# What this task involves
Your task is to quote, unchanged, only the lines from the one with "Write a web" through the one with "for (let v = 56;", both ends included.

───── The records ─────

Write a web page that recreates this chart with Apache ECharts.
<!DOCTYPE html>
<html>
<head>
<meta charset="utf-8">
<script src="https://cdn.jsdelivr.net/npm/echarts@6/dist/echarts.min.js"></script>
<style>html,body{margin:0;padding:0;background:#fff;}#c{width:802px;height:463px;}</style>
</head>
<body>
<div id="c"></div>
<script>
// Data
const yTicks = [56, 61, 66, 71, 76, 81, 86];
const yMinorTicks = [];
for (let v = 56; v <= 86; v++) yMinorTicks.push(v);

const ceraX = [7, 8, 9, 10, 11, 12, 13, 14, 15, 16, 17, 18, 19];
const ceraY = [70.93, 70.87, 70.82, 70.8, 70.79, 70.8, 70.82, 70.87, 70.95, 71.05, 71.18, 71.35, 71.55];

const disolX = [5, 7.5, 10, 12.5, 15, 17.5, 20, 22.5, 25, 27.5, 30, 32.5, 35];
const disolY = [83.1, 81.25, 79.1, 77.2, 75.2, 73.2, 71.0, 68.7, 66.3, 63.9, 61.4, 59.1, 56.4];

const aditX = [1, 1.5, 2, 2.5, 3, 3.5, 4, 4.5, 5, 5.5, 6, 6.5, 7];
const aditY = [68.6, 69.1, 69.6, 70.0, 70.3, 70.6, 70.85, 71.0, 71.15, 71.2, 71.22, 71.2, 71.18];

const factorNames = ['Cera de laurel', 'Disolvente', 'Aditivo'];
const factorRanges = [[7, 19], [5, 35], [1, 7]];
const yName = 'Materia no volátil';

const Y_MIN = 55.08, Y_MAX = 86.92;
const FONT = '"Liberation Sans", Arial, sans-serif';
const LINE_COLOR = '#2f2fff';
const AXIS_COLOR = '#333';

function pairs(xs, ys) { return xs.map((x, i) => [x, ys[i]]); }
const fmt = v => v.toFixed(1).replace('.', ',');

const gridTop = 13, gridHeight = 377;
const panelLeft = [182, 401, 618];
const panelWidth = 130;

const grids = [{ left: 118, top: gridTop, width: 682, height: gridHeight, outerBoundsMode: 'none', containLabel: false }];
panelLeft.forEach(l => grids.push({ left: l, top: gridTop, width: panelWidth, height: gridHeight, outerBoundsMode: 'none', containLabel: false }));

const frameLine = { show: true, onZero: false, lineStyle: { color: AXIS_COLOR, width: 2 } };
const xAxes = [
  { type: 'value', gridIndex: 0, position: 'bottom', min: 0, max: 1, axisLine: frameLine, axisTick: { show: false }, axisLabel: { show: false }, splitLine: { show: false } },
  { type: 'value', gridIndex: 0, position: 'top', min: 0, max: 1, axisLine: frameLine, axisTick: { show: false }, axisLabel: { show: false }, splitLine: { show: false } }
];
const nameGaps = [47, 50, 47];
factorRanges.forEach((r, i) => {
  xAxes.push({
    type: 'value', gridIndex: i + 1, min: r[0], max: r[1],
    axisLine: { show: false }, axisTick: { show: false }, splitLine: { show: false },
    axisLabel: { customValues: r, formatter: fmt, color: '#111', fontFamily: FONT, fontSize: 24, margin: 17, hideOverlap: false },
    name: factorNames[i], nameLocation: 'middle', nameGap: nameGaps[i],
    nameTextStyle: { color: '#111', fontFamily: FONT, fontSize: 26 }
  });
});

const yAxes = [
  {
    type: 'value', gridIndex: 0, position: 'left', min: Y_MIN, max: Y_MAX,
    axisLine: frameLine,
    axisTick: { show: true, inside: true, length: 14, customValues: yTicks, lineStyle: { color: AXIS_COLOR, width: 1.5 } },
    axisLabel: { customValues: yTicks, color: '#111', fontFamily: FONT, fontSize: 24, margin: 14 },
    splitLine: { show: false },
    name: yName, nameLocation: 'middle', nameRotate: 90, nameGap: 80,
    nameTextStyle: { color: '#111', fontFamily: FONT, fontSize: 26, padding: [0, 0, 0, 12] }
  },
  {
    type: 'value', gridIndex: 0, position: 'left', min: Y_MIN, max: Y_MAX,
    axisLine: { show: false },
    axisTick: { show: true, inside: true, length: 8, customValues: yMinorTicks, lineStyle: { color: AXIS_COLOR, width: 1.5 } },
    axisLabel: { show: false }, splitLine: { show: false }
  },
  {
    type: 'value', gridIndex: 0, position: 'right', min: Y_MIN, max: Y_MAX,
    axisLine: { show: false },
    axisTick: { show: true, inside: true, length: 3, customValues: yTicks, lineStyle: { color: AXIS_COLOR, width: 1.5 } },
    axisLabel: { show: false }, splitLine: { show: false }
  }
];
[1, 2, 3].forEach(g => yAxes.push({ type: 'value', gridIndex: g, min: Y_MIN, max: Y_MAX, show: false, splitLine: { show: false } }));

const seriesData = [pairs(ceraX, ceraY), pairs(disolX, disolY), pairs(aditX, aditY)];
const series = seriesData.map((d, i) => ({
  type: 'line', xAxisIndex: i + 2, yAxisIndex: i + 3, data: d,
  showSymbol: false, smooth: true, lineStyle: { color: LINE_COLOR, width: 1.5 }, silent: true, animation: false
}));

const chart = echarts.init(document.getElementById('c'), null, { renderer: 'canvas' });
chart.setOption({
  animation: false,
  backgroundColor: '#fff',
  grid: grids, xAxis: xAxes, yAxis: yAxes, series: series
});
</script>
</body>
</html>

─────
───── The records ─────

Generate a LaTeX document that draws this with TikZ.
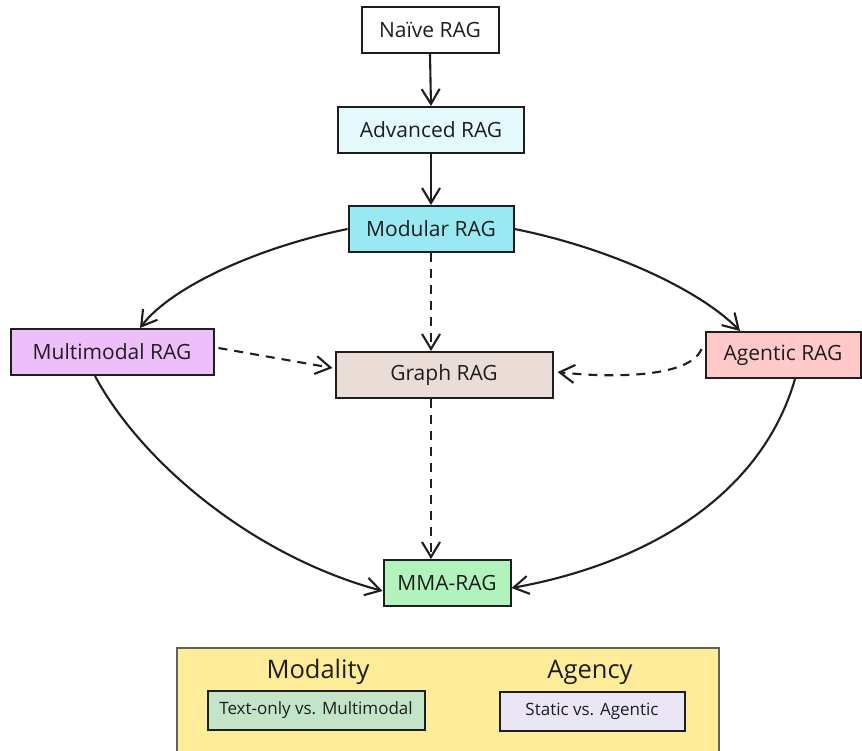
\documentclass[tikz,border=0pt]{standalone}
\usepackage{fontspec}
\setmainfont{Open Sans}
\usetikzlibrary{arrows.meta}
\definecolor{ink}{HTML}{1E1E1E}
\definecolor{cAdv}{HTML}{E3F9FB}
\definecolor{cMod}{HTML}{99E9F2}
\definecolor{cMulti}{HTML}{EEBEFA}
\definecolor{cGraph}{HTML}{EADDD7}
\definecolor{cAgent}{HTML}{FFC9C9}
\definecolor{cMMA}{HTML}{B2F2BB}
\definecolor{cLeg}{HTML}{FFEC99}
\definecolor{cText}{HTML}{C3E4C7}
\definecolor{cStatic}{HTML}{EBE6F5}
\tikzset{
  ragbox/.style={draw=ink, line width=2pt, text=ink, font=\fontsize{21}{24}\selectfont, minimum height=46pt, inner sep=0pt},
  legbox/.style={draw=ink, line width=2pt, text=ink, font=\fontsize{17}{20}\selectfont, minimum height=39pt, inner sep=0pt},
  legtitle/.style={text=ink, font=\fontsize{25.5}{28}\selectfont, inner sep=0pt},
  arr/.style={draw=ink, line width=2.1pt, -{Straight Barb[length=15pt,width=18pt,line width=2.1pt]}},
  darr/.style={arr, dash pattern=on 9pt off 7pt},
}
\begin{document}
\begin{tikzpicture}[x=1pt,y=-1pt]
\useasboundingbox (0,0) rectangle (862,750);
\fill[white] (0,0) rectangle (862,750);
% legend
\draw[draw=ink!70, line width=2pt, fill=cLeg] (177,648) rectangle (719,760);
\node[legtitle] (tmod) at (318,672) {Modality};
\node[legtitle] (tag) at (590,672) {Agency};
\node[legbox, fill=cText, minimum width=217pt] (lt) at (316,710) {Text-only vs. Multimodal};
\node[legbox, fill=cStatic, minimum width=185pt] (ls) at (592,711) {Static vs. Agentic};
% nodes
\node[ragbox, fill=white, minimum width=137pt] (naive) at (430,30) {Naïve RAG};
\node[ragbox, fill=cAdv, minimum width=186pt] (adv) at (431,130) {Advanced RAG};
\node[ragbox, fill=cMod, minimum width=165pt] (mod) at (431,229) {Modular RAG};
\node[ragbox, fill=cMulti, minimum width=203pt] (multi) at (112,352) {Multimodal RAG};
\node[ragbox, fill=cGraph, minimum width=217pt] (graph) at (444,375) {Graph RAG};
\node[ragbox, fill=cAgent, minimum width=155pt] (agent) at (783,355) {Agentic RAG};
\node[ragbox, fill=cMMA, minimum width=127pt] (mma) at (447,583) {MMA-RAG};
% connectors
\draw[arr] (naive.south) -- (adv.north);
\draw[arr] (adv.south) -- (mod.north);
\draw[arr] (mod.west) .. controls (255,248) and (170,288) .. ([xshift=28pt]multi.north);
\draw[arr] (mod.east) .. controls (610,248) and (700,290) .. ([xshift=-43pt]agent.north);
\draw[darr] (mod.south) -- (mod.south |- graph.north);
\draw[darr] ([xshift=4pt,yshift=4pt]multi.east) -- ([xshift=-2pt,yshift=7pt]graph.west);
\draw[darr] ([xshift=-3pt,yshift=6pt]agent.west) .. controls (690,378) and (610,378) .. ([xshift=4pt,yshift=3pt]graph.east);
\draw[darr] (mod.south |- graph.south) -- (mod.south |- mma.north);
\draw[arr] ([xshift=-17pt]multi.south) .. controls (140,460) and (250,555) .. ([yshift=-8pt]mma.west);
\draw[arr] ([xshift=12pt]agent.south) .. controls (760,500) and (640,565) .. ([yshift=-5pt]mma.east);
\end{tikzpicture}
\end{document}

─────

# Exercise solution
Write a web page that recreates this chart with Apache ECharts.
<!DOCTYPE html>
<html>
<head>
<meta charset="utf-8">
<script src="https://cdn.jsdelivr.net/npm/echarts@6/dist/echarts.min.js"></script>
<style>html,body{margin:0;padding:0;background:#fff;}#c{width:802px;height:463px;}</style>
</head>
<body>
<div id="c"></div>
<script>
// Data
const yTicks = [56, 61, 66, 71, 76, 81, 86];
const yMinorTicks = [];
for (let v = 56; v <= 86; v++) yMinorTicks.push(v);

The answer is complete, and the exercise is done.